→ **WHAT TO DO**: Repeat the full listing below verbatim and keep the images out.

→ **STORED DATA**:

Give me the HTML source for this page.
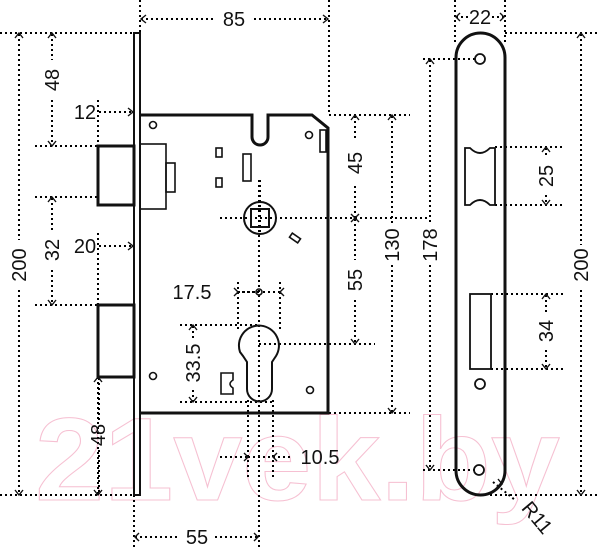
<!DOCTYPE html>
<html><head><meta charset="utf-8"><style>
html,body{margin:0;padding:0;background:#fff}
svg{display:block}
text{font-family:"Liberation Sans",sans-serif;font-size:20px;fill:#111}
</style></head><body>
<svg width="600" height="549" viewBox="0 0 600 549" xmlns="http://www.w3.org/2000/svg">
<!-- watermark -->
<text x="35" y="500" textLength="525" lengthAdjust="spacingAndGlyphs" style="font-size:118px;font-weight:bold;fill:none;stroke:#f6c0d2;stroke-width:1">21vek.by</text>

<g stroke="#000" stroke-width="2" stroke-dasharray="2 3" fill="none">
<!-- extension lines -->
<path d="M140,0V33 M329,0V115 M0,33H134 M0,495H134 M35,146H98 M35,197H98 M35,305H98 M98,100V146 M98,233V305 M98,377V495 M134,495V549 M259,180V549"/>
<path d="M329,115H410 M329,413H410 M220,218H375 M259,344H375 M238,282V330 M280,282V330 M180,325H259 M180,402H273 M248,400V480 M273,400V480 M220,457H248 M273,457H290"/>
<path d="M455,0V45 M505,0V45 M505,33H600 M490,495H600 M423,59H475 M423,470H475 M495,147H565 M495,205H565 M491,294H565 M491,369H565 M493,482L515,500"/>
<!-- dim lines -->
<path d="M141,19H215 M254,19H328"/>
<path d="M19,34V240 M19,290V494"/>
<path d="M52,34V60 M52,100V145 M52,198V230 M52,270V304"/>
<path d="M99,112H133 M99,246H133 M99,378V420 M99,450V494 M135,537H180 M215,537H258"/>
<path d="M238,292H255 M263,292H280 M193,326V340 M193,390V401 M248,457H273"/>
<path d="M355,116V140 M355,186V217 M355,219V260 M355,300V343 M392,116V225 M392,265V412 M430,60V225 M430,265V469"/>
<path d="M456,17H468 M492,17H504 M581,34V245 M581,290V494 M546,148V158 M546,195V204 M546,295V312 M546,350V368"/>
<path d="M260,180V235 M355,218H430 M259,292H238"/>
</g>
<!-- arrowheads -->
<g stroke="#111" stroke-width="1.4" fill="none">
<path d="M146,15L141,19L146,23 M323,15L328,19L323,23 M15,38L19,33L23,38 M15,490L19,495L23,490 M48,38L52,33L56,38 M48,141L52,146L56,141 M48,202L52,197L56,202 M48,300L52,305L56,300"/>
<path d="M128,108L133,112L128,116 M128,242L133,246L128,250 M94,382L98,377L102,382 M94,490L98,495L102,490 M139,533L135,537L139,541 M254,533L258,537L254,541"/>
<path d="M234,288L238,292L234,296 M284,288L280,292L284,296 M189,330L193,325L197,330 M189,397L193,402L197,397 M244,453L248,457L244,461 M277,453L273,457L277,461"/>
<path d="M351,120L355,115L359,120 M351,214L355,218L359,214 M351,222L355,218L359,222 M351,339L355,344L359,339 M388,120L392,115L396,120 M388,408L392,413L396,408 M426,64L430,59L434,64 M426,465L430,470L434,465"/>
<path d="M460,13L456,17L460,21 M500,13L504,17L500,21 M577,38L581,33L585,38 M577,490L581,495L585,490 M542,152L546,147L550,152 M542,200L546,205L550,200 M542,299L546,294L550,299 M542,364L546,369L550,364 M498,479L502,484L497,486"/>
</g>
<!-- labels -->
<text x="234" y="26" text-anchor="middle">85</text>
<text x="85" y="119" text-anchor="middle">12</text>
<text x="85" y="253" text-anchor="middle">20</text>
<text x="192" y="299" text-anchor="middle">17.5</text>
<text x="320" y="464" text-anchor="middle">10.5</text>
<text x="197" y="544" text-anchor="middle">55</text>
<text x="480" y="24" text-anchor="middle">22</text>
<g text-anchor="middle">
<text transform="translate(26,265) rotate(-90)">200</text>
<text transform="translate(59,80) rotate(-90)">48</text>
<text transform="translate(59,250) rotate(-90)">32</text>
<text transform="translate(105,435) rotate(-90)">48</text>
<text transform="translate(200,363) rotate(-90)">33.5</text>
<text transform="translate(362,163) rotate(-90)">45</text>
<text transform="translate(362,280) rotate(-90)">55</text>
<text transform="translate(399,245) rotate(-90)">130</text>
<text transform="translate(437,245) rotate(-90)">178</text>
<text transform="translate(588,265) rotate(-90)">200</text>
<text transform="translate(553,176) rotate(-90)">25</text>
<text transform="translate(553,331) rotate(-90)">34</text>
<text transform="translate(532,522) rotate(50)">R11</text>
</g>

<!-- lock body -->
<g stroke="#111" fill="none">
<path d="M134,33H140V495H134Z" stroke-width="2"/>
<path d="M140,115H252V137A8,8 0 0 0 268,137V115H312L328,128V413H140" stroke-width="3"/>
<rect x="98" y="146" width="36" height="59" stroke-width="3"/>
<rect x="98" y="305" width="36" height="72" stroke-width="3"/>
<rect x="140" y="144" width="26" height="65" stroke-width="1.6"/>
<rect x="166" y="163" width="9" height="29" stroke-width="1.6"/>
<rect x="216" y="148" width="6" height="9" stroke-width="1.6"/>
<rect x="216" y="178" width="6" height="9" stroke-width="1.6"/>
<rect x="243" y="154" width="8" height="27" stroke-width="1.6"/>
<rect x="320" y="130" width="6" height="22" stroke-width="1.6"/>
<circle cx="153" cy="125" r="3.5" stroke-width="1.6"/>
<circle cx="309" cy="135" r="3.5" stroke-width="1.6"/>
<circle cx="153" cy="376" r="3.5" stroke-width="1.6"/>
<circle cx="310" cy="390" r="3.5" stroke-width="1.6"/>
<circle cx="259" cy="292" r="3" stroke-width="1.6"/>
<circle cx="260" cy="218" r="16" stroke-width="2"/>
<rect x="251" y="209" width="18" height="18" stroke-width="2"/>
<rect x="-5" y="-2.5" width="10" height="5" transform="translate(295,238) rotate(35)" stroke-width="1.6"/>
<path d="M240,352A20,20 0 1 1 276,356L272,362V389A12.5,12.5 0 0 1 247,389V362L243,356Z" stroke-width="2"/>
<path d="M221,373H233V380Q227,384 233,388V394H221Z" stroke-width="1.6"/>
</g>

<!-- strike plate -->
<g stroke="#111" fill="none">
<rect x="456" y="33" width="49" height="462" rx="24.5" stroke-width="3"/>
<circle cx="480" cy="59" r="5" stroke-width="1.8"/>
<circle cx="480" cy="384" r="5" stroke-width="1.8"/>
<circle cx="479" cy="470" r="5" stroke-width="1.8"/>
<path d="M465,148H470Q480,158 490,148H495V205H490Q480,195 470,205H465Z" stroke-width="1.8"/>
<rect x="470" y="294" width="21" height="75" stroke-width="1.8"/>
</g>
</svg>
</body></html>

→ **RESULT OF THIS EXERCISE**:
Give me the HTML source for this page.
<!DOCTYPE html>
<html><head><meta charset="utf-8"><style>
html,body{margin:0;padding:0;background:#fff}
svg{display:block}
text{font-family:"Liberation Sans",sans-serif;font-size:20px;fill:#111}
</style></head><body>
<svg width="600" height="549" viewBox="0 0 600 549" xmlns="http://www.w3.org/2000/svg">
<!-- watermark -->
<text x="35" y="500" textLength="525" lengthAdjust="spacingAndGlyphs" style="font-size:118px;font-weight:bold;fill:none;stroke:#f6c0d2;stroke-width:1">21vek.by</text>

<g stroke="#000" stroke-width="2" stroke-dasharray="2 3" fill="none">
<!-- extension lines -->
<path d="M140,0V33 M329,0V115 M0,33H134 M0,495H134 M35,146H98 M35,197H98 M35,305H98 M98,100V146 M98,233V305 M98,377V495 M134,495V549 M259,180V549"/>
<path d="M329,115H410 M329,413H410 M220,218H375 M259,344H375 M238,282V330 M280,282V330 M180,325H259 M180,402H273 M248,400V480 M273,400V480 M220,457H248 M273,457H290"/>
<path d="M455,0V45 M505,0V45 M505,33H600 M490,495H600 M423,59H475 M423,470H475 M495,147H565 M495,205H565 M491,294H565 M491,369H565 M493,482L515,500"/>
<!-- dim lines -->
<path d="M141,19H215 M254,19H328"/>
<path d="M19,34V240 M19,290V494"/>
<path d="M52,34V60 M52,100V145 M52,198V230 M52,270V304"/>
<path d="M99,112H133 M99,246H133 M99,378V420 M99,450V494 M135,537H180 M215,537H258"/>
<path d="M238,292H255 M263,292H280 M193,326V340 M193,390V401 M248,457H273"/>
<path d="M355,116V140 M355,186V217 M355,219V260 M355,300V343 M392,116V225 M392,265V412 M430,60V225 M430,265V469"/>
<path d="M456,17H468 M492,17H504 M581,34V245 M581,290V494 M546,148V158 M546,195V204 M546,295V312 M546,350V368"/>
<path d="M260,180V235 M355,218H430 M259,292H238"/>
</g>
<!-- arrowheads -->
<g stroke="#111" stroke-width="1.4" fill="none">
<path d="M146,15L141,19L146,23 M323,15L328,19L323,23 M15,38L19,33L23,38 M15,490L19,495L23,490 M48,38L52,33L56,38 M48,141L52,146L56,141 M48,202L52,197L56,202 M48,300L52,305L56,300"/>
<path d="M128,108L133,112L128,116 M128,242L133,246L128,250 M94,382L98,377L102,382 M94,490L98,495L102,490 M139,533L135,537L139,541 M254,533L258,537L254,541"/>
<path d="M234,288L238,292L234,296 M284,288L280,292L284,296 M189,330L193,325L197,330 M189,397L193,402L197,397 M244,453L248,457L244,461 M277,453L273,457L277,461"/>
<path d="M351,120L355,115L359,120 M351,214L355,218L359,214 M351,222L355,218L359,222 M351,339L355,344L359,339 M388,120L392,115L396,120 M388,408L392,413L396,408 M426,64L430,59L434,64 M426,465L430,470L434,465"/>
<path d="M460,13L456,17L460,21 M500,13L504,17L500,21 M577,38L581,33L585,38 M577,490L581,495L585,490 M542,152L546,147L550,152 M542,200L546,205L550,200 M542,299L546,294L550,299 M542,364L546,369L550,364 M498,479L502,484L497,486"/>
</g>
<!-- labels -->
<text x="234" y="26" text-anchor="middle">85</text>
<text x="85" y="119" text-anchor="middle">12</text>
<text x="85" y="253" text-anchor="middle">20</text>
<text x="192" y="299" text-anchor="middle">17.5</text>
<text x="320" y="464" text-anchor="middle">10.5</text>
<text x="197" y="544" text-anchor="middle">55</text>
<text x="480" y="24" text-anchor="middle">22</text>
<g text-anchor="middle">
<text transform="translate(26,265) rotate(-90)">200</text>
<text transform="translate(59,80) rotate(-90)">48</text>
<text transform="translate(59,250) rotate(-90)">32</text>
<text transform="translate(105,435) rotate(-90)">48</text>
<text transform="translate(200,363) rotate(-90)">33.5</text>
<text transform="translate(362,163) rotate(-90)">45</text>
<text transform="translate(362,280) rotate(-90)">55</text>
<text transform="translate(399,245) rotate(-90)">130</text>
<text transform="translate(437,245) rotate(-90)">178</text>
<text transform="translate(588,265) rotate(-90)">200</text>
<text transform="translate(553,176) rotate(-90)">25</text>
<text transform="translate(553,331) rotate(-90)">34</text>
<text transform="translate(532,522) rotate(50)">R11</text>
</g>

<!-- lock body -->
<g stroke="#111" fill="none">
<path d="M134,33H140V495H134Z" stroke-width="2"/>
<path d="M140,115H252V137A8,8 0 0 0 268,137V115H312L328,128V413H140" stroke-width="3"/>
<rect x="98" y="146" width="36" height="59" stroke-width="3"/>
<rect x="98" y="305" width="36" height="72" stroke-width="3"/>
<rect x="140" y="144" width="26" height="65" stroke-width="1.6"/>
<rect x="166" y="163" width="9" height="29" stroke-width="1.6"/>
<rect x="216" y="148" width="6" height="9" stroke-width="1.6"/>
<rect x="216" y="178" width="6" height="9" stroke-width="1.6"/>
<rect x="243" y="154" width="8" height="27" stroke-width="1.6"/>
<rect x="320" y="130" width="6" height="22" stroke-width="1.6"/>
<circle cx="153" cy="125" r="3.5" stroke-width="1.6"/>
<circle cx="309" cy="135" r="3.5" stroke-width="1.6"/>
<circle cx="153" cy="376" r="3.5" stroke-width="1.6"/>
<circle cx="310" cy="390" r="3.5" stroke-width="1.6"/>
<circle cx="259" cy="292" r="3" stroke-width="1.6"/>
<circle cx="260" cy="218" r="16" stroke-width="2"/>
<rect x="251" y="209" width="18" height="18" stroke-width="2"/>
<rect x="-5" y="-2.5" width="10" height="5" transform="translate(295,238) rotate(35)" stroke-width="1.6"/>
<path d="M240,352A20,20 0 1 1 276,356L272,362V389A12.5,12.5 0 0 1 247,389V362L243,356Z" stroke-width="2"/>
<path d="M221,373H233V380Q227,384 233,388V394H221Z" stroke-width="1.6"/>
</g>

<!-- strike plate -->
<g stroke="#111" fill="none">
<rect x="456" y="33" width="49" height="462" rx="24.5" stroke-width="3"/>
<circle cx="480" cy="59" r="5" stroke-width="1.8"/>
<circle cx="480" cy="384" r="5" stroke-width="1.8"/>
<circle cx="479" cy="470" r="5" stroke-width="1.8"/>
<path d="M465,148H470Q480,158 490,148H495V205H490Q480,195 470,205H465Z" stroke-width="1.8"/>
<rect x="470" y="294" width="21" height="75" stroke-width="1.8"/>
</g>
</svg>
</body></html>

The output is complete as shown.